>> begin

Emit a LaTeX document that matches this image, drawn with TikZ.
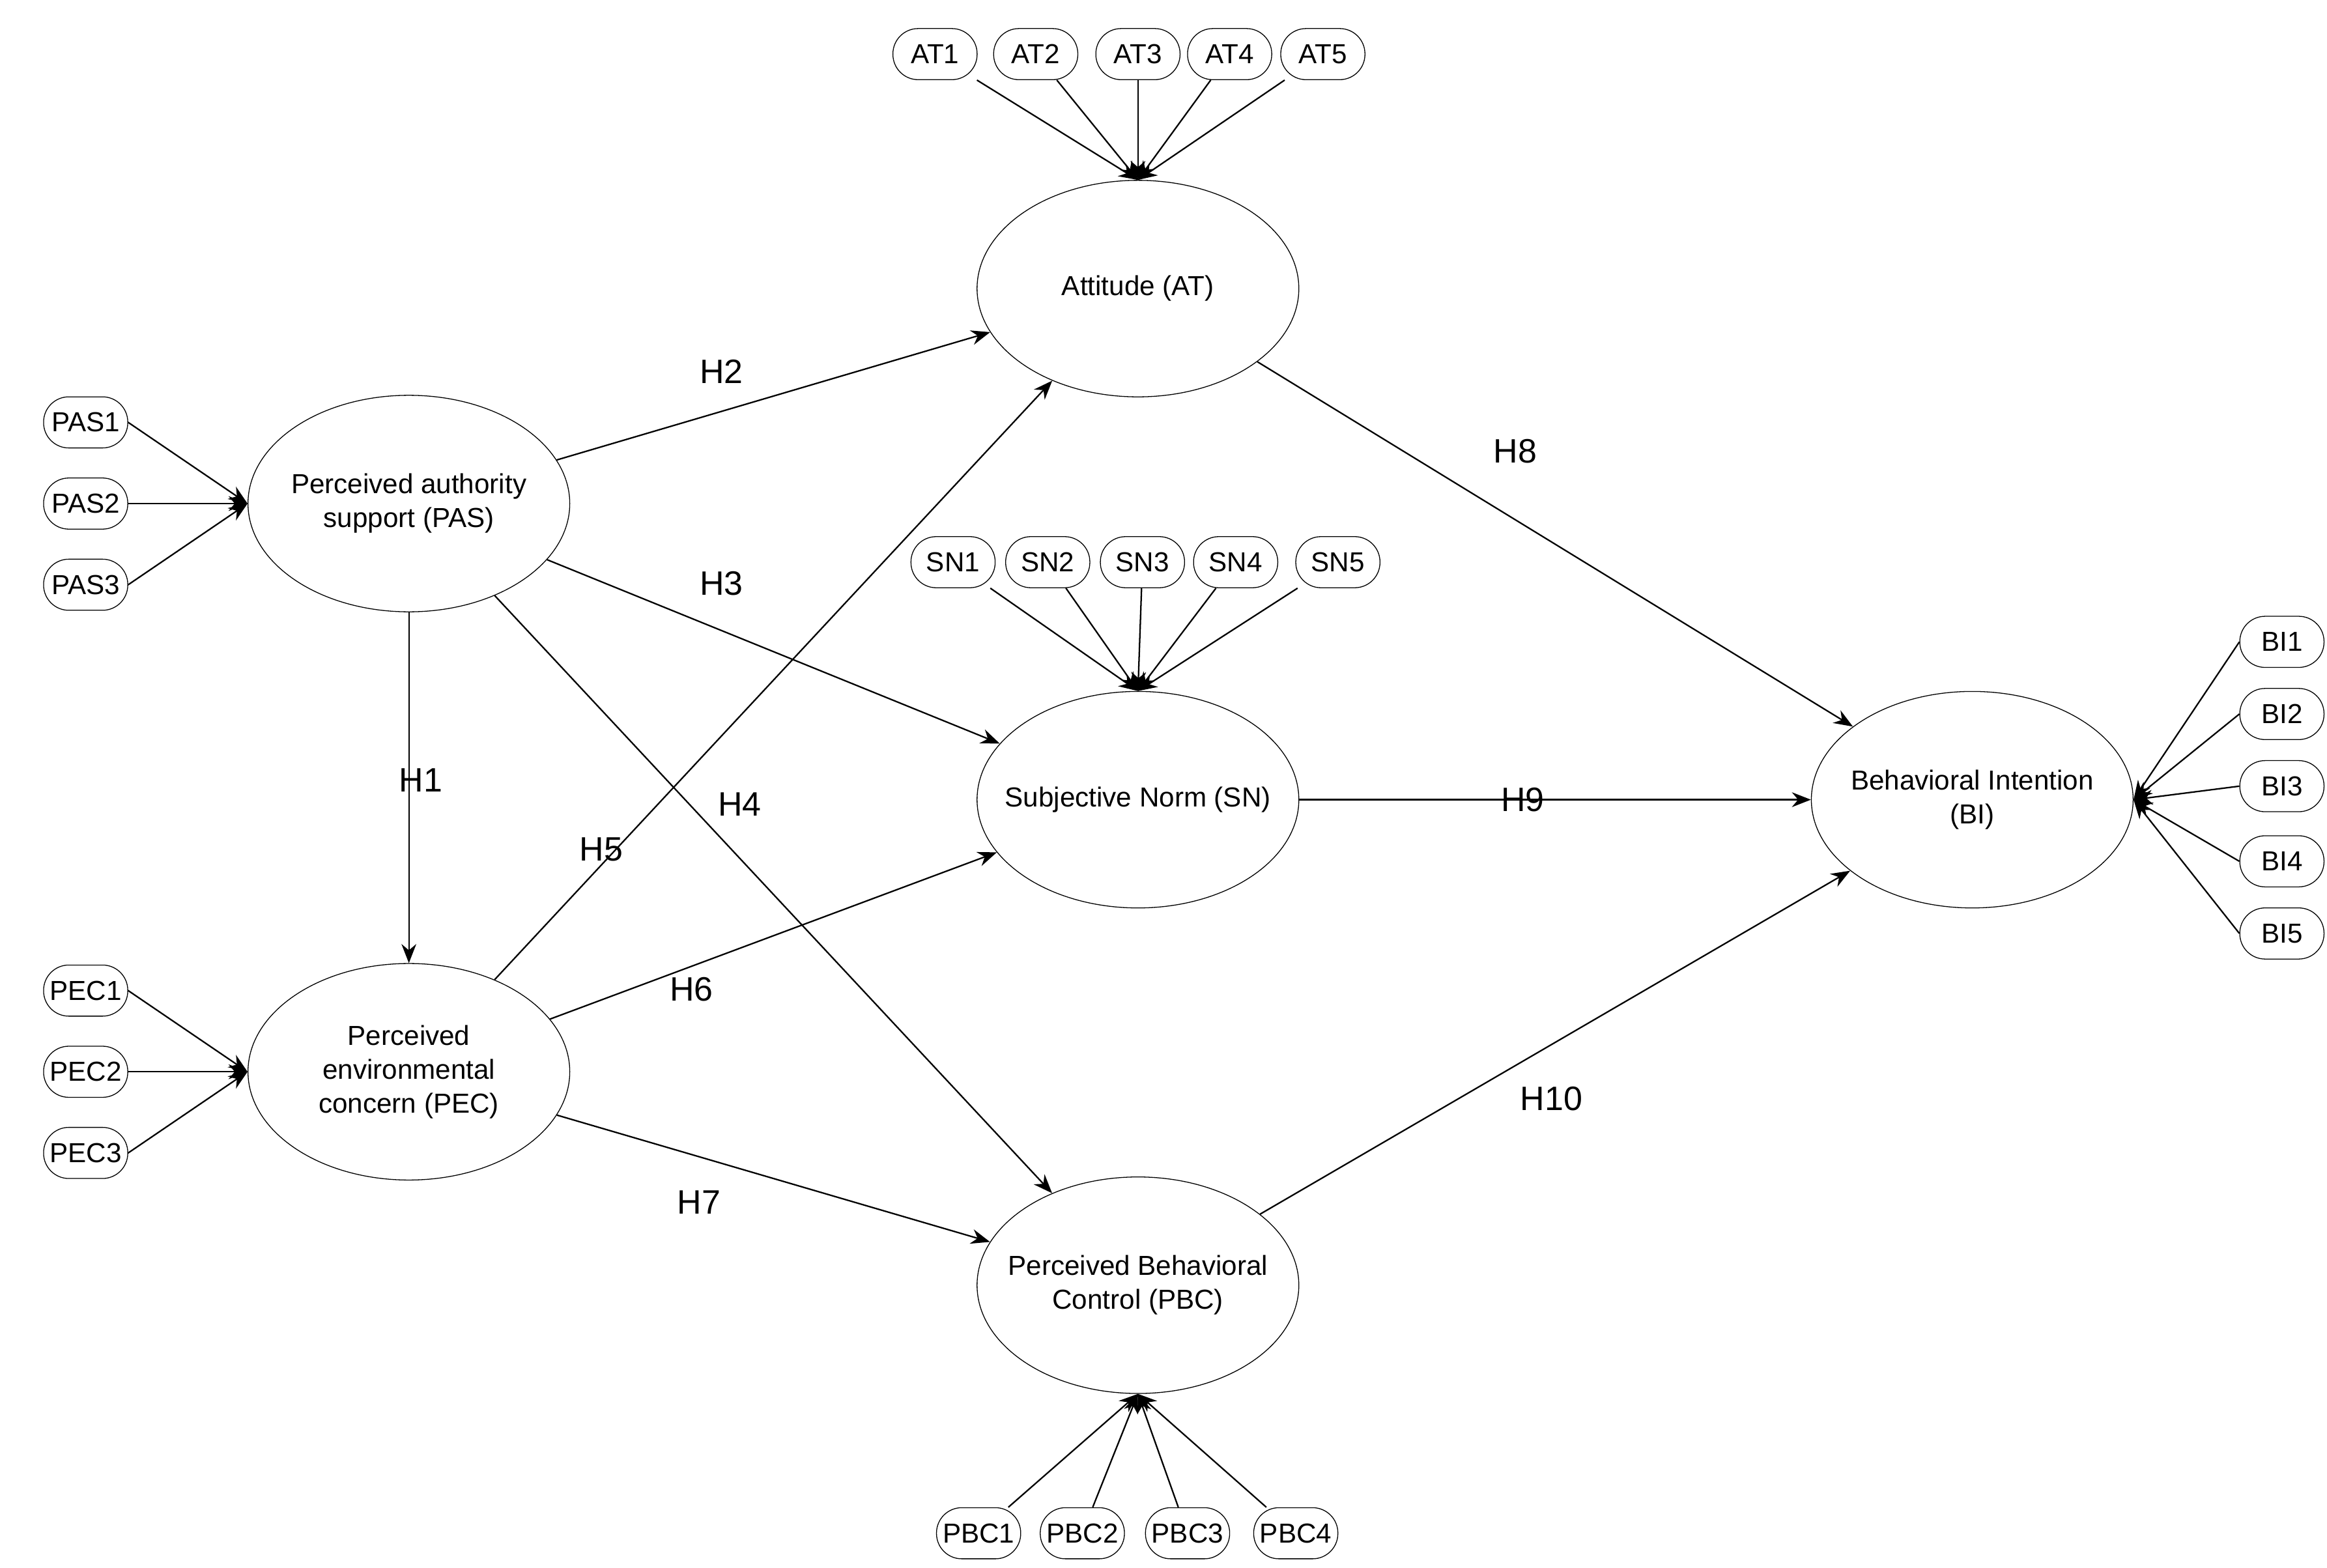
\documentclass[tikz,border=0pt]{standalone}
\usepackage{fontspec}
\setmainfont{Liberation Sans}
\usetikzlibrary{shapes.geometric,arrows.meta}
\tikzset{
  construct/.style={shape=ellipse, draw, minimum width=5.35cm, minimum height=3.6cm, inner xsep=-0.6cm, inner ysep=0pt, align=center, font=\fontsize{13}{16}\selectfont},
  item/.style={shape=rectangle, rounded corners=0.42cm, draw, minimum width=1.4cm, minimum height=0.85cm, inner sep=1pt, font=\fontsize{13}{15}\selectfont},
  hyp/.style={font=\fontsize{16}{18}\selectfont},
  path/.style={-{Stealth[length=9pt,width=7pt]}, line width=0.7pt},
}
\begin{document}
\begin{tikzpicture}[x=0.025cm,y=-0.025cm]
\useasboundingbox (0,0) rectangle (1548,1043);

\path (757,192) node (AT) [construct] {Attitude (AT)};
\path (272,335) node (PAS) [construct] {Perceived authority\\support (PAS)};
\path (757,532) node (SN) [construct] {Subjective Norm (SN)};
\path (272,713) node (PEC) [construct] {Perceived\\environmental\\concern (PEC)};
\path (757,855) node (PBC) [construct] {Perceived Behavioral\\Control (PBC)};
\path (1312,532) node (BI) [construct] {Behavioral Intention\\(BI)};

% indicators
\foreach \i/\x in {1/622,2/689,3/757,4/818,5/880}{
  \path (\x,36) node (AT\i) [item] {AT\i};
  \draw[path] (AT\i) -- (AT.north);
}
\foreach \i/\x in {1/634,2/697,3/760,4/822,5/890}{
  \path (\x,374) node (SN\i) [item] {SN\i};
  \draw[path] (SN\i) -- (SN.north);
}
\foreach \i/\y in {1/281,2/335,3/389}{
  \path (57,\y) node (PAS\i) [item] {PAS\i};
  \draw[path] (PAS\i.east) -- (PAS.west);
}
\foreach \i/\y in {1/659,2/713,3/767}{
  \path (57,\y) node (PEC\i) [item] {PEC\i};
  \draw[path] (PEC\i.east) -- (PEC.west);
}
\foreach \i/\x in {1/651,2/720,3/790,4/862}{
  \path (\x,1020) node (PBC\i) [item] {PBC\i};
  \draw[path] (PBC\i) -- (PBC.south);
}
\foreach \i/\y in {1/427,2/475,3/523,4/573,5/621}{
  \path (1518,\y) node (BI\i) [item] {BI\i};
  \draw[path] (BI\i.west) -- (BI.east);
}

% hypotheses
\draw[path] (PAS) -- (PEC);
\draw[path] (PAS) -- (AT);
\draw[path] (PAS) -- (SN);
\draw[path] (PAS) -- (PBC);
\draw[path] (PEC) -- (AT);
\draw[path] (PEC) -- (SN);
\draw[path] (PEC) -- (PBC);
\draw[path] (AT) -- (BI);
\draw[path] (SN) -- (BI);
\draw[path] (PBC) -- (BI);

\path (280,519) node (H1) [hyp] {H1};
\path (480,247) node (H2) [hyp] {H2};
\path (480,388) node (H3) [hyp] {H3};
\path (492,535) node (H4) [hyp] {H4};
\path (400,565) node (H5) [hyp] {H5};
\path (460,658) node (H6) [hyp] {H6};
\path (465,800) node (H7) [hyp] {H7};
\path (1008,300) node (H8) [hyp] {H8};
\path (1013,532) node (H9) [hyp] {H9};
\path (1032,731) node (H10) [hyp] {H10};

\end{tikzpicture}
\end{document}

>> end

-- WHAT THE TASK REQUIRES --
Reproduce each line exactly, please, except for any pictures.

-- OUTPUT OF THE EXERCISE --
Emit a LaTeX document that matches this image, drawn with TikZ.
\documentclass[tikz,border=0pt]{standalone}
\usepackage{fontspec}
\setmainfont{Liberation Sans}
\usetikzlibrary{shapes.geometric,arrows.meta}
\tikzset{
  construct/.style={shape=ellipse, draw, minimum width=5.35cm, minimum height=3.6cm, inner xsep=-0.6cm, inner ysep=0pt, align=center, font=\fontsize{13}{16}\selectfont},
  item/.style={shape=rectangle, rounded corners=0.42cm, draw, minimum width=1.4cm, minimum height=0.85cm, inner sep=1pt, font=\fontsize{13}{15}\selectfont},
  hyp/.style={font=\fontsize{16}{18}\selectfont},
  path/.style={-{Stealth[length=9pt,width=7pt]}, line width=0.7pt},
}
\begin{document}
\begin{tikzpicture}[x=0.025cm,y=-0.025cm]
\useasboundingbox (0,0) rectangle (1548,1043);

\path (757,192) node (AT) [construct] {Attitude (AT)};
\path (272,335) node (PAS) [construct] {Perceived authority\\support (PAS)};
\path (757,532) node (SN) [construct] {Subjective Norm (SN)};
\path (272,713) node (PEC) [construct] {Perceived\\environmental\\concern (PEC)};
\path (757,855) node (PBC) [construct] {Perceived Behavioral\\Control (PBC)};
\path (1312,532) node (BI) [construct] {Behavioral Intention\\(BI)};

% indicators
\foreach \i/\x in {1/622,2/689,3/757,4/818,5/880}{
  \path (\x,36) node (AT\i) [item] {AT\i};
  \draw[path] (AT\i) -- (AT.north);
}
\foreach \i/\x in {1/634,2/697,3/760,4/822,5/890}{
  \path (\x,374) node (SN\i) [item] {SN\i};
  \draw[path] (SN\i) -- (SN.north);
}
\foreach \i/\y in {1/281,2/335,3/389}{
  \path (57,\y) node (PAS\i) [item] {PAS\i};
  \draw[path] (PAS\i.east) -- (PAS.west);
}
\foreach \i/\y in {1/659,2/713,3/767}{
  \path (57,\y) node (PEC\i) [item] {PEC\i};
  \draw[path] (PEC\i.east) -- (PEC.west);
}
\foreach \i/\x in {1/651,2/720,3/790,4/862}{
  \path (\x,1020) node (PBC\i) [item] {PBC\i};
  \draw[path] (PBC\i) -- (PBC.south);
}
\foreach \i/\y in {1/427,2/475,3/523,4/573,5/621}{
  \path (1518,\y) node (BI\i) [item] {BI\i};
  \draw[path] (BI\i.west) -- (BI.east);
}

% hypotheses
\draw[path] (PAS) -- (PEC);
\draw[path] (PAS) -- (AT);
\draw[path] (PAS) -- (SN);
\draw[path] (PAS) -- (PBC);
\draw[path] (PEC) -- (AT);
\draw[path] (PEC) -- (SN);
\draw[path] (PEC) -- (PBC);
\draw[path] (AT) -- (BI);
\draw[path] (SN) -- (BI);
\draw[path] (PBC) -- (BI);

\path (280,519) node (H1) [hyp] {H1};
\path (480,247) node (H2) [hyp] {H2};
\path (480,388) node (H3) [hyp] {H3};
\path (492,535) node (H4) [hyp] {H4};
\path (400,565) node (H5) [hyp] {H5};
\path (460,658) node (H6) [hyp] {H6};
\path (465,800) node (H7) [hyp] {H7};
\path (1008,300) node (H8) [hyp] {H8};
\path (1013,532) node (H9) [hyp] {H9};
\path (1032,731) node (H10) [hyp] {H10};

\end{tikzpicture}
\end{document}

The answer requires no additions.